Weber is the lucky one when it comes to enriching streams with rotting fish carcasses. He's lost most of his sense of smell.

"That's a September maggot," he said, casually flicking one off his raincoat while work continued along the Lewis and Clark.

The nauseating smell wafting from the thawed fish totes inspired everyone in the group to exchange horror stories.

Laws remembered when he mistakenly left his mouth open during one work party and was unpleasantly surprised when a stray chunk of foul fish flew in and hit the back of his throat.

Weber recalled a time when he and some friends were "horsing around" on the beach of the Columbia River while waiting for summer steelhead to bite.

One guy threw a rotten lamprey at another, and it wrapped itself around the other guy's neck.

"It was in about the same condition these are," Weber said.

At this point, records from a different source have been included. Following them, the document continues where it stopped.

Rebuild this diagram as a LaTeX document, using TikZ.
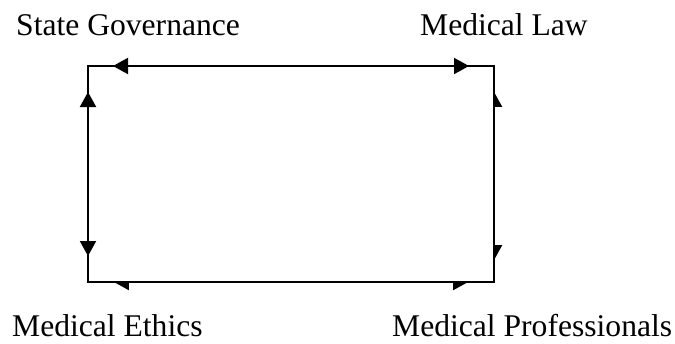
\documentclass[tikz,border=0pt]{standalone}
\usepackage{fontspec}
\setmainfont{Liberation Serif}
\usetikzlibrary{arrows.meta}
\tikzset{
  lbl/.style={anchor=base west, inner sep=0pt, font=\fontsize{31.6}{38}\selectfont},
  edge/.style={line width=2pt},
  tipfull/.style={line width=2pt, {Triangle[length=15pt,width=16pt]}-{Triangle[length=15pt,width=16pt]}},
}
\begin{document}
\begin{tikzpicture}[x=1pt,y=-1pt]
\useasboundingbox (0,0) rectangle (675,343);
\node[lbl] (sg) at (16,35) {State Governance};
\node[lbl] (ml) at (420,35) {Medical Law};
\node[lbl] (me) at (12,336) {Medical Ethics};
\node[lbl] (mp) at (392,336) {Medical Professionals};
\coordinate (tl) at (88,66);
\coordinate (tr) at (494,66);
\coordinate (bl) at (88,282);
\coordinate (br) at (494,282);
\draw[edge, line join=miter] (tl) -- (tr) -- (br) -- (bl) -- cycle;
% top
\coordinate (t1) at (113,66);
\coordinate (t2) at (469,66);
\draw[tipfull] (t1) -- (t2);
% left
\coordinate (l1) at (88,92);
\coordinate (l2) at (88,256);
\draw[tipfull] (l1) -- (l2);
% right (half heads on the right side)
\coordinate (r1) at (494,90);
\coordinate (r2) at (494,262);
\draw[line width=2pt, {Triangle[length=15pt,width=16pt,harpoon,swap]}-{Triangle[length=15pt,width=16pt,harpoon]}] (r1) -- (r2);
% bottom (half heads below)
\coordinate (b1) at (112,282);
\coordinate (b2) at (470,282);
\draw[line width=2pt, {Triangle[length=15pt,width=16pt,harpoon]}-{Triangle[length=15pt,width=16pt,harpoon,swap]}] (b1) -- (b2);
\end{tikzpicture}
\end{document}
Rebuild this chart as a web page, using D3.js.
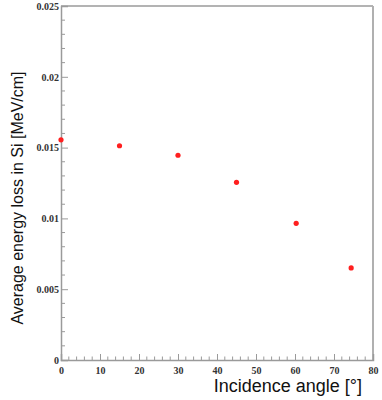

Alex Pajunas, photographer for The Daily Astorian, said the worst smell for him came along with an assignment to photograph the truckload of fish waste that overturned and spilled out into the Astoria roundabout on a 90-degree day a couple years ago.

But Rainland Flycasters President David Johnson, who worked for many years as a plumber, said nothing compares with the smell of digging up an old cabbage field, which he had to do once for a shopping center development.

"I've never smelled anything like that," he said, "and that's coming from a plumber."